Like many Americans, I was disappointed by Geraldo’s anticlimatic incursion into Al Capone’s vault and decision to go bald, but I like idea that this mustachioed Hispanic-American hero of journalism is writing a book about the future of Hispanic-American leadership.
2. Manhood for Amateurs: The Pleasures and Regrets of a Husband, Father, and Son by Michael Chabon.
Michael Chabon’s writing was once gay (in The Mysteries of Pittsburgh), then gay and Jewish (in The Amazing Adventures of Kavalier and Clay), and is now mainly Jewish (in this decidedly hetero, un-goyish memoir). I preferred Chabon when he was gayer, but hey, Judaism rocks too.
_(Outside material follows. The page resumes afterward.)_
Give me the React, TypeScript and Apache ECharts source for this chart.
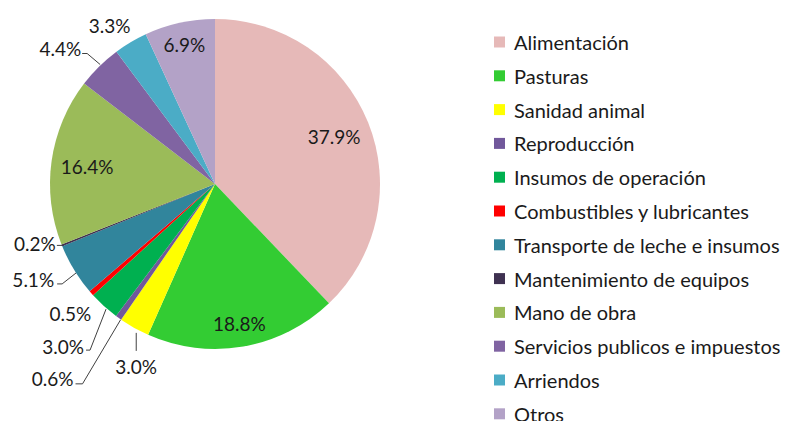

3. The Death of Bunny Munro: A Novel by Nick Cave.
If Bob Dylan, Jim Morrison, and Ethan Hawke can write books, why not bad seed Nick Cave? This one’s about sex and death, two subjects on which I trust M. Cave has some illuminating thoughts.
4. Juliet, Naked by Nick Hornby.
People love music. People love sex. But, sometimes, sex leads to relationships, which people also love, at least until they hate them, and end them—that is, until they regret ending them, and try to rekindle them but, after rekindling them, hate them again. Still, people love music.
5. Half Moon: Henry Hudson and the Voyage That Redrew the Map of the New World by Douglas Hunter.
16th and 17th-century explorers of the “new world” served European overlords that orchestrated multiple genocides (Native Americans, Aztecs, the slave trade, etc.). Still, they are pretty fun to read about, just like the Orcs in The Lord of the Rings.